**WHAT THIS TASK INVOLVES**
Word for word, give the material below again, minus any images.

Records with drawing code
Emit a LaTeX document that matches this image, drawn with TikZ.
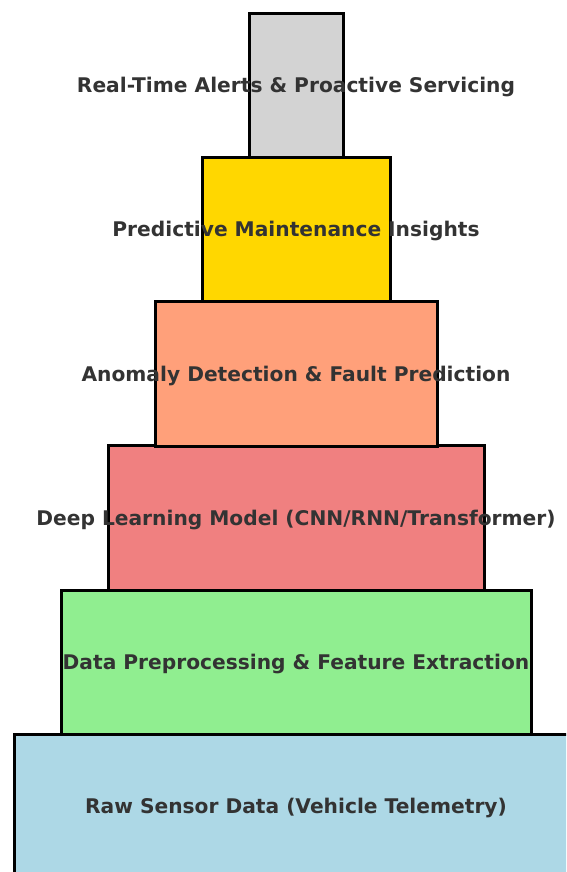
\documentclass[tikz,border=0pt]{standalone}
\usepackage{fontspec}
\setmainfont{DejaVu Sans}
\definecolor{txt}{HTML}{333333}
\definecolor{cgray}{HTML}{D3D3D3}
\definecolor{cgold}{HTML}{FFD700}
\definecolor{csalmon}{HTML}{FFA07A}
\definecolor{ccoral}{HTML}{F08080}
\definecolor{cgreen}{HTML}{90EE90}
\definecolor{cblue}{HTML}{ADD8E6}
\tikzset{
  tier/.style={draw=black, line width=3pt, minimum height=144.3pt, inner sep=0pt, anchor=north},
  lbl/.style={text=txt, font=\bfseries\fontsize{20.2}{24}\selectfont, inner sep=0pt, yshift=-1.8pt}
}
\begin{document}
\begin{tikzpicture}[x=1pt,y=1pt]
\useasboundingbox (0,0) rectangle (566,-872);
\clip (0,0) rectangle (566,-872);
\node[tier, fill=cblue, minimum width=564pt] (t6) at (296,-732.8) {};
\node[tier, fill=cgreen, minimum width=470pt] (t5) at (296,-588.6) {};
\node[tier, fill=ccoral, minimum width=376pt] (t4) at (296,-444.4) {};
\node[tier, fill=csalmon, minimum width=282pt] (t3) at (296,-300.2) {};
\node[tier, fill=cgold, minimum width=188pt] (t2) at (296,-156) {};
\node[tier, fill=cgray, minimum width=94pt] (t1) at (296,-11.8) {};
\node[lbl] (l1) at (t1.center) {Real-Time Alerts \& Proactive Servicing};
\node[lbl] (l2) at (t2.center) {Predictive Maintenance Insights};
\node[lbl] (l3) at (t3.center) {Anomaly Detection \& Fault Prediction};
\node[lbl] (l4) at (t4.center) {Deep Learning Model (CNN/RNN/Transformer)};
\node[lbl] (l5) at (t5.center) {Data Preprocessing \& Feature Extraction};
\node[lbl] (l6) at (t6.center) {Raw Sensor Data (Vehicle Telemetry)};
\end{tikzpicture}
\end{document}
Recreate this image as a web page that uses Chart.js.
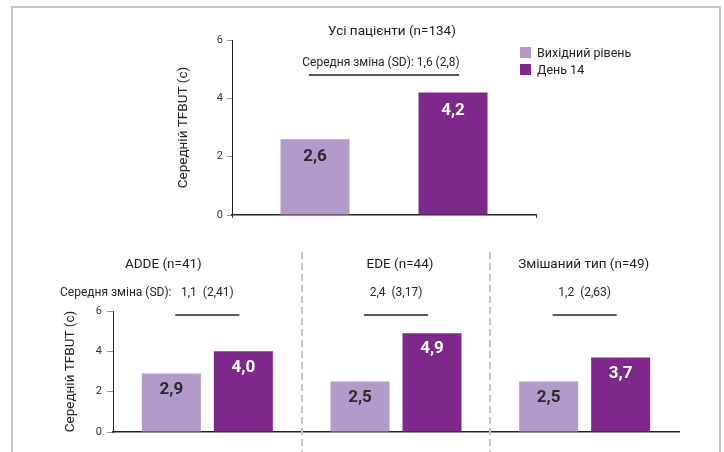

**OUTPUT BELOW**
Emit a LaTeX document that matches this image, drawn with TikZ.
\documentclass[tikz,border=0pt]{standalone}
\usepackage{fontspec}
\setmainfont{DejaVu Sans}
\definecolor{txt}{HTML}{333333}
\definecolor{cgray}{HTML}{D3D3D3}
\definecolor{cgold}{HTML}{FFD700}
\definecolor{csalmon}{HTML}{FFA07A}
\definecolor{ccoral}{HTML}{F08080}
\definecolor{cgreen}{HTML}{90EE90}
\definecolor{cblue}{HTML}{ADD8E6}
\tikzset{
  tier/.style={draw=black, line width=3pt, minimum height=144.3pt, inner sep=0pt, anchor=north},
  lbl/.style={text=txt, font=\bfseries\fontsize{20.2}{24}\selectfont, inner sep=0pt, yshift=-1.8pt}
}
\begin{document}
\begin{tikzpicture}[x=1pt,y=1pt]
\useasboundingbox (0,0) rectangle (566,-872);
\clip (0,0) rectangle (566,-872);
\node[tier, fill=cblue, minimum width=564pt] (t6) at (296,-732.8) {};
\node[tier, fill=cgreen, minimum width=470pt] (t5) at (296,-588.6) {};
\node[tier, fill=ccoral, minimum width=376pt] (t4) at (296,-444.4) {};
\node[tier, fill=csalmon, minimum width=282pt] (t3) at (296,-300.2) {};
\node[tier, fill=cgold, minimum width=188pt] (t2) at (296,-156) {};
\node[tier, fill=cgray, minimum width=94pt] (t1) at (296,-11.8) {};
\node[lbl] (l1) at (t1.center) {Real-Time Alerts \& Proactive Servicing};
\node[lbl] (l2) at (t2.center) {Predictive Maintenance Insights};
\node[lbl] (l3) at (t3.center) {Anomaly Detection \& Fault Prediction};
\node[lbl] (l4) at (t4.center) {Deep Learning Model (CNN/RNN/Transformer)};
\node[lbl] (l5) at (t5.center) {Data Preprocessing \& Feature Extraction};
\node[lbl] (l6) at (t6.center) {Raw Sensor Data (Vehicle Telemetry)};
\end{tikzpicture}
\end{document}
Recreate this image as a web page that uses Chart.js.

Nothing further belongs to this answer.